It’s been an odd time for Tokyo’s nightlife scene. While the city boasts some of the best bars and nightclubs in the world, recurring spikes in Covid-19 cases have forced many of these businesses to shut for weeks and even months at a time. With a fresh set of quasi-emergency restrictions calling for eating and drinking establishments to close earlier than usual, many of the city’s revellers have been longing for the return of Tokyo’s legendary parties and late nights.
That’s one of the many reasons we’ve been loving Netflix’s new docuseries ‘Midnight Asia: Eat Dance Dream’. At a time when travelling for leisure is still extremely difficult for most and social distancing is still required, the series brings Asia’s most vibrant after-dark hubs to you wherever you are.
Kicking off the series is an episode entirely dedicated to Tokyo. And while it’s impossible to condense everything our capital has to offer in the after hours into a single 37-minute segment, the producers have done a stellar job of highlighting some of the emblematic aspects of the scene.

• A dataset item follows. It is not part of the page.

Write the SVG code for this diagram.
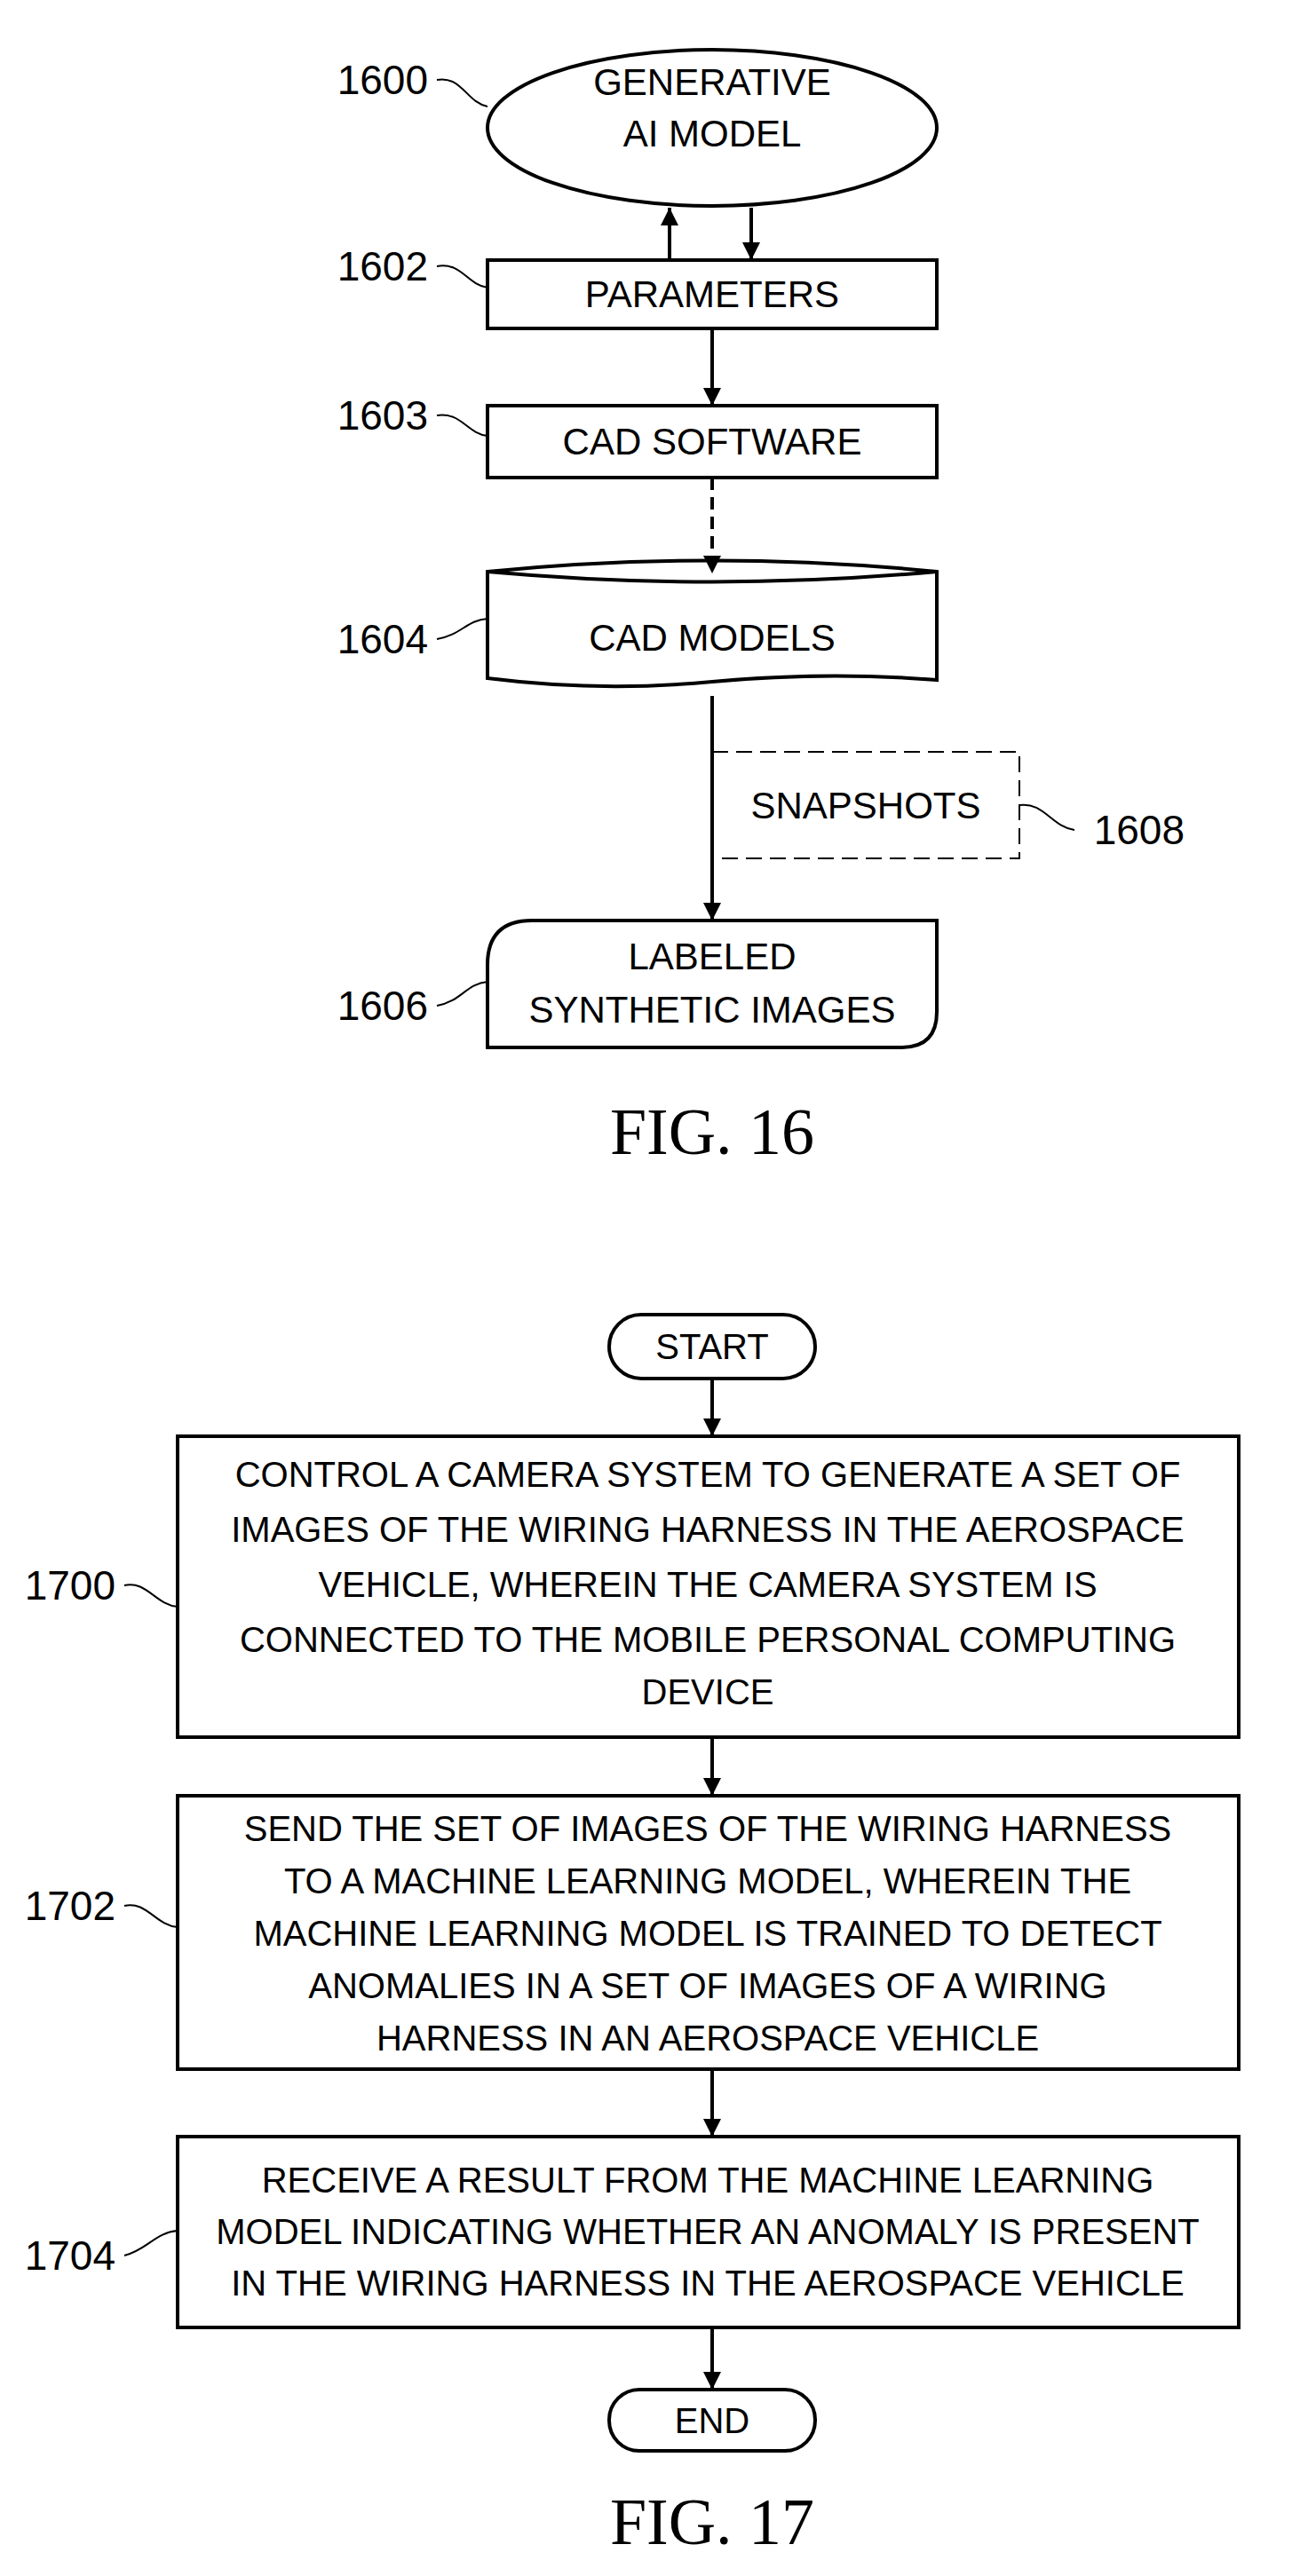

First, there’s an appearance from the world’s oldest living DJ – Sumiko Iwamuro (aka DJ Sumirock) is 85 years old, loves spinning techno and EDM and, by the looks of it, has no intentions of slowing down any time soon. We’re then seated at Ebisu’s Bar Trench, which has been featured on the Asia’s 50 Best Bars list on multiple occasions, where head bartender Rogerio Igarashi Vaz shows us what it’s like to run one of the city’s favourite bars. Ending with a bang, the show takes us to Department H – Tokyo’s longest running fetish club. We won’t give too much away, but there’s a heck of a lot of latex involved.
We can’t wait until we’re next able to go carousing around town long after the trains have stopped running, or dance in a club with a sound system that could shake a whole building, but if you need a show to vicariously live through while stuck at home, it’s this one.
'Midnight Asia' is streaming now on Netflix worldwide (regional restrictions may apply).